Hence in my project, research design, finding a class who could and would participate in the research, and building trust between myself and these participants were simultaneous, overlapping, and ongoing processes rather than individual events. I negotiated “site entry” (Erikson, 1986) with a proposed format in mind for both the diary and other elements of the broader ethnographic methodology (see above), but also hoped participants would actively help shape the research design, subsequently fine-tuning my approach in line with the circumstances (both physical and social) and recommendations of the teacher and learners (adjusting, for instance, the diary guidelines offered to participants [see below], the time demands placed on them, and so forth).

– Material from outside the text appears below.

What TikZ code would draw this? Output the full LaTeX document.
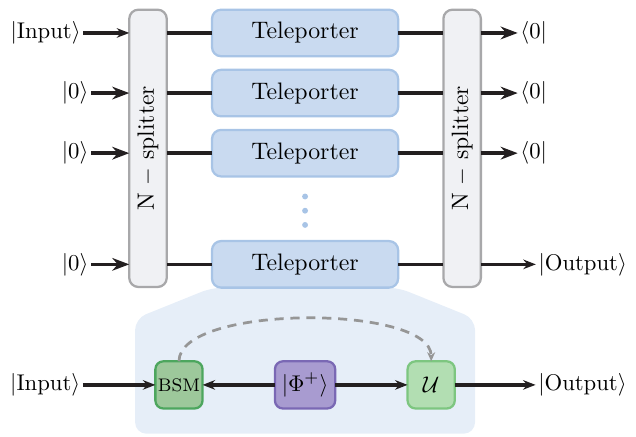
\documentclass[tikz,border=0pt]{standalone}
\usepackage{tikz}
\usetikzlibrary{arrows.meta, positioning, calc, backgrounds}
\usepackage{amsmath}
\usepackage{xcolor}
\definecolor{splitcolor}{RGB}{240,241,244}
\definecolor{splitborder}{RGB}{168,168,170}
\definecolor{telecolor}{RGB}{201,218,240}
\definecolor{teleborder}{RGB}{168,196,230}
\definecolor{zoomcolor}{RGB}{230,238,248}
\definecolor{bsmcolor}{RGB}{157,200,155}
\definecolor{bsmborder}{RGB}{77,166,94}
\definecolor{bellcolor}{RGB}{168,155,208}
\definecolor{bellborder}{RGB}{122,104,180}
\definecolor{unitcolor}{RGB}{178,222,178}
\definecolor{unitborder}{RGB}{125,198,128}
\definecolor{wirecolor}{RGB}{35,31,32}
\definecolor{classcolor}{RGB}{150,150,150}
\tikzset{
    splitter/.style={
        rectangle, draw=splitborder, fill=splitcolor, line width=1pt, outer sep=0pt,
        rounded corners=4pt, minimum width=0.58cm, minimum height=4.29cm, inner sep=0pt
    },
    splitlabel/.style={rotate=90, font=\fontsize{10.4}{12}\selectfont},
    teleporter/.style={
        rectangle, draw=teleborder, fill=telecolor, line width=1pt, outer sep=0pt,
        rounded corners=4pt, minimum width=2.88cm, minimum height=0.72cm,
        font=\fontsize{10.5}{12}\selectfont
    },
    ket/.style={inner sep=1pt, font=\fontsize{9.6}{11}\selectfont},
    gate/.style={
        rectangle, line width=1pt, rounded corners=3.5pt, outer sep=0pt,
        minimum width=0.73cm, minimum height=0.73cm, inner sep=1pt
    },
    bsmbox/.style={gate, draw=bsmborder, fill=bsmcolor, font=\footnotesize},
    bellbox/.style={gate, draw=bellborder, fill=bellcolor, inner xsep=3pt},
    unitbox/.style={gate, draw=unitborder, fill=unitcolor},
    vdot/.style={circle, fill=teleborder, inner sep=0pt, minimum size=2.6pt},
    wire/.style={line width=1.6pt, wirecolor},
    arrow/.style={wire, -{Stealth[length=5.5pt, width=4.2pt]}},
    bigarrow/.style={wire, -{Stealth[length=7.5pt, width=5.6pt]}},
    classarrow/.style={-{Stealth[length=4pt, width=3.5pt]}, line width=1.2pt, classcolor, dash pattern=on 4pt off 3pt}
}

\begin{document}
\begin{tikzpicture}
\useasboundingbox (-4.72,0.51) rectangle (5.12,-6.25);

% Teleporters
\node[teleporter] (tel1) {Teleporter};
\node[teleporter, below=0.21cm of tel1] (tel2) {Teleporter};
\node[teleporter, below=0.21cm of tel2] (tel3) {Teleporter};
\node[teleporter, below=1.0cm of tel3] (tel4) {Teleporter};

% Vertical dots
\foreach \k in {1,2,3}
    \node[vdot] (dot\k) at ($(tel3.south)+(0,-0.09-0.22*\k)$) {};

% Splitters
\node[splitter, left=0.7cm of tel1.north west, anchor=north east] (lsplit) {};
\node[splitter, right=0.7cm of tel1.north east, anchor=north west] (rsplit) {};
\node[splitlabel] (llabel) at (lsplit) {N $-$ splitter};
\node[splitlabel] (rlabel) at (rsplit) {N $-$ splitter};

% Input ports
\node[ket, left=0.71cm of lsplit.west |- tel1] (in1) {$|\mathrm{Input}\rangle$};
\node[ket, left=0.59cm of lsplit.west |- tel2] (in2) {$|0\rangle$};
\node[ket, left=0.59cm of lsplit.west |- tel3] (in3) {$|0\rangle$};
\node[ket, left=0.59cm of lsplit.west |- tel4] (in4) {$|0\rangle$};

% Output ports
\node[ket, right=0.57cm of rsplit.east |- tel1] (out1) {$\langle 0|$};
\node[ket, right=0.57cm of rsplit.east |- tel2] (out2) {$\langle 0|$};
\node[ket, right=0.57cm of rsplit.east |- tel3] (out3) {$\langle 0|$};
\node[ket, right=0.85cm of rsplit.east |- tel4] (out4) {$|\mathrm{Output}\rangle$};

% Teleporter circuit
\node[bellbox, below=1.14cm of tel4] (bell) {$|\Phi^+\rangle$};
\node[bsmbox, left=1.12cm of bell] (bsm) {BSM};
\node[unitbox, right=1.12cm of bell] (unit) {$\mathcal{U}$};
\node[ket, left=1.12cm of bsm] (inb) {$|\mathrm{Input}\rangle$};
\node[ket, right=1.25cm of unit] (outb) {$|\mathrm{Output}\rangle$};

% Zoom background
\begin{scope}[on background layer]
\fill[zoomcolor, rounded corners=5pt] (tel4.south west) -- ++(-1.19,-0.48) -- ++(0,-1.78)
    -- ++(5.26,0) -- ++(0,1.78) -- (tel4.south east) -- cycle;
\end{scope}

% Wires
\foreach \i in {1,...,4} {
    \draw[wire] (tel\i) -- (tel\i -| lsplit.east);
    \draw[wire] (tel\i) -- (tel\i -| rsplit.west);
}
\draw[arrow] (in1) -- (in1 -| lsplit.west);
\foreach \i in {2,3,4}
    \draw[bigarrow] (in\i) -- (in\i -| lsplit.west);
\foreach \i in {1,2,3}
    \draw[bigarrow] (out\i -| rsplit.east) -- (out\i);
\draw[arrow] (out4 -| rsplit.east) -- (out4);

% Circuit arrows
\draw[arrow] (inb) -- (bsm);
\draw[arrow] (bell) -- (bsm);
\draw[arrow] (bell) -- (unit);
\draw[arrow] (unit) -- (outb);
\draw[classarrow] (bsm.north) to[out=90, in=90, looseness=0.58] (unit.north);

\end{tikzpicture}
\end{document}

Ethical considerations were also, of course, central to these processes. Given the project’s focus on “the social classroom” and possible differences between participants’ perspectives of classroom life and events, I had initially speculated that a class with social “difficulties,” where the smooth flow of classroom interaction might break down for whatever reason, might provide more “interesting” data; the “gap” noted in Block’s (1996) diary study, for example, was between a teacher and a rather critical student, Block’s data suggesting that (some) learners like to know the rationale for classroom activities in addition to how to complete them. And yet, to actively search for a class in which social difficulties were prevalent seemed problematic, and explicitly asking participants to focus on tensions and problems seemed to pose unacceptable social and psychological risks to them (see also, Erikson, 1986). I felt that verbalizing, through a diary, previously unspoken thoughts may reify any negative attitudes the diarists might have, causing a degree of emotional harm, and potentially eroding further classroom relationships, with myself as researcher unable to intervene for reasons which included my lack of training in counselling, insufficient class knowledge, and the potential impact of any intervention on classroom life and the project’s data in contravention of the project’s ethnographic principles.

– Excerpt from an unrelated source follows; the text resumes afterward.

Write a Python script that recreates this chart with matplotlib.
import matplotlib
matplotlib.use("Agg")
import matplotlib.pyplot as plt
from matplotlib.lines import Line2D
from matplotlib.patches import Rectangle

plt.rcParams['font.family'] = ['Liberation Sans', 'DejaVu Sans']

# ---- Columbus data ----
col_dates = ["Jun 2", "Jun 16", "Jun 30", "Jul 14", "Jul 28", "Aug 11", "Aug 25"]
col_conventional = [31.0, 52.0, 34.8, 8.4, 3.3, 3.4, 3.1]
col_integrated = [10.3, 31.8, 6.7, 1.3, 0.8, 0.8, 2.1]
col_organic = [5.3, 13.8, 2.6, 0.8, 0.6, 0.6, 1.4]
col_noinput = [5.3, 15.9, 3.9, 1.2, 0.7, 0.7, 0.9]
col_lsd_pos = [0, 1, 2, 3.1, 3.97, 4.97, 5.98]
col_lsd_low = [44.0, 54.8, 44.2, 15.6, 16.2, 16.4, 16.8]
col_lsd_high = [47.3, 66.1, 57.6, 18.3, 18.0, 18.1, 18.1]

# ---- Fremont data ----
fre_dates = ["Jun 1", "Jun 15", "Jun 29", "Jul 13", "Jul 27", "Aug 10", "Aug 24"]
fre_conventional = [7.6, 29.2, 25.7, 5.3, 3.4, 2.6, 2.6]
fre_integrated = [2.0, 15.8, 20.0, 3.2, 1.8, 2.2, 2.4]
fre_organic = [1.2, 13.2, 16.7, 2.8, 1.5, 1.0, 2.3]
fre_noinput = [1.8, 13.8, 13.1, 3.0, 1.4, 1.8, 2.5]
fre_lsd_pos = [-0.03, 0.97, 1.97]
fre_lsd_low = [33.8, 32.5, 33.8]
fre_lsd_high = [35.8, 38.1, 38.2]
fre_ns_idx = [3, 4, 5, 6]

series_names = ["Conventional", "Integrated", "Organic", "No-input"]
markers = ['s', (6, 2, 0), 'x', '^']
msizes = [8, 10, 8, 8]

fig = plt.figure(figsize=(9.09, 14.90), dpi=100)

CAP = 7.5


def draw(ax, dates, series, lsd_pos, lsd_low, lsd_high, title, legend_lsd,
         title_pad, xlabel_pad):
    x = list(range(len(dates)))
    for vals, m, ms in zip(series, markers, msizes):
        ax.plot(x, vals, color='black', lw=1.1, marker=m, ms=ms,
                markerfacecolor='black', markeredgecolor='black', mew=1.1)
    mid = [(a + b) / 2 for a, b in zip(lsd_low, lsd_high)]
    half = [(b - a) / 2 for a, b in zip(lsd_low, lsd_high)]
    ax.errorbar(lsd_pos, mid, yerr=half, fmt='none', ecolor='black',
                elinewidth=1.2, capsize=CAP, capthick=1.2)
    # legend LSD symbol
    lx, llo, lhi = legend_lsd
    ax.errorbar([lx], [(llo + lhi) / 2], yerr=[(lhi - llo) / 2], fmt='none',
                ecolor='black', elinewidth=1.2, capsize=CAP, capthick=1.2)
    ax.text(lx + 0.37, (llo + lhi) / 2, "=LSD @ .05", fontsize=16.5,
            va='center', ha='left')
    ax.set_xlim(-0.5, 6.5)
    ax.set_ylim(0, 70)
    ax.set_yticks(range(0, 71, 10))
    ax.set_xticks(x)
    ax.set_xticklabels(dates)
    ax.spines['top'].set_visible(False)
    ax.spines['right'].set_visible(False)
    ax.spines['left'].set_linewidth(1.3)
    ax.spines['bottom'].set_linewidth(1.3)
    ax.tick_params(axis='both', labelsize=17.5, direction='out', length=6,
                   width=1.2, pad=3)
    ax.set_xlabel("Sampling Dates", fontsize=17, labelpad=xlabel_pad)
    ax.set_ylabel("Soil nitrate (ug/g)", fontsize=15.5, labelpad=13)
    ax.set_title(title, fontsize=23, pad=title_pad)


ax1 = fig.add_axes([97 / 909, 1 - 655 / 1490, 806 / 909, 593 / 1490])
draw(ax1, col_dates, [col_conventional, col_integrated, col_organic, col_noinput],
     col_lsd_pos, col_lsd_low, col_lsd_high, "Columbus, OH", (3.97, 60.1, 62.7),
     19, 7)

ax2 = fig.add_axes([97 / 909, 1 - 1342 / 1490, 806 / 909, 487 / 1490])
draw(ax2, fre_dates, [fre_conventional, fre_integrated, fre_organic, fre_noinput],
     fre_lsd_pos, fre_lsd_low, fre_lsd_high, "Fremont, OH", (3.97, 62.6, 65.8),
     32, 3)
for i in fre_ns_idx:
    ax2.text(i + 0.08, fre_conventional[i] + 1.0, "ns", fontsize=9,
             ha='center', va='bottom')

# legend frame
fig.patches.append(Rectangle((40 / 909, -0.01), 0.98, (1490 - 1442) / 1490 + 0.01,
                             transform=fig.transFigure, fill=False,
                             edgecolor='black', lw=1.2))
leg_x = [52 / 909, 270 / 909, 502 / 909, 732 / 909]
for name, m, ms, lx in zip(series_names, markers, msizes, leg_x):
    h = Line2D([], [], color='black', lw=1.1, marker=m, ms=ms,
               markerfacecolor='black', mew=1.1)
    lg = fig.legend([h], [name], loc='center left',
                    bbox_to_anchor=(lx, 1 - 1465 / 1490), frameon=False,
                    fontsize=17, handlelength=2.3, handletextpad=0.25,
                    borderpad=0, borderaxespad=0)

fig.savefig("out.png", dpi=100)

It therefore seemed important to work with a class whose members liked or interacted positively with each other. Clearly, however, these concepts are difficult to pin down precisely and play out in ways that are changeable and at times difficult to ascertain. Consequently, I relied on the professional expertise of a former colleague (and friend) who suggested that his class in a UK-based private language school might provide an appropriate focus for the research. Yet as the discussion above suggests, the benefits to participants of taking part in a research project are often not clear or straightforward, and participation may not even be in their best interests (Erikson, 1986), particularly, for example, in my diary study, given its likely time demands and its possible inherent social and psychological risks. Thus, for both ethical and practical purposes, my research needed the participants’ informed consent, not only that given at the outset of the project, but as an on-going process throughout the study built on trust and negotiation between myself as researcher and the teacher and learners.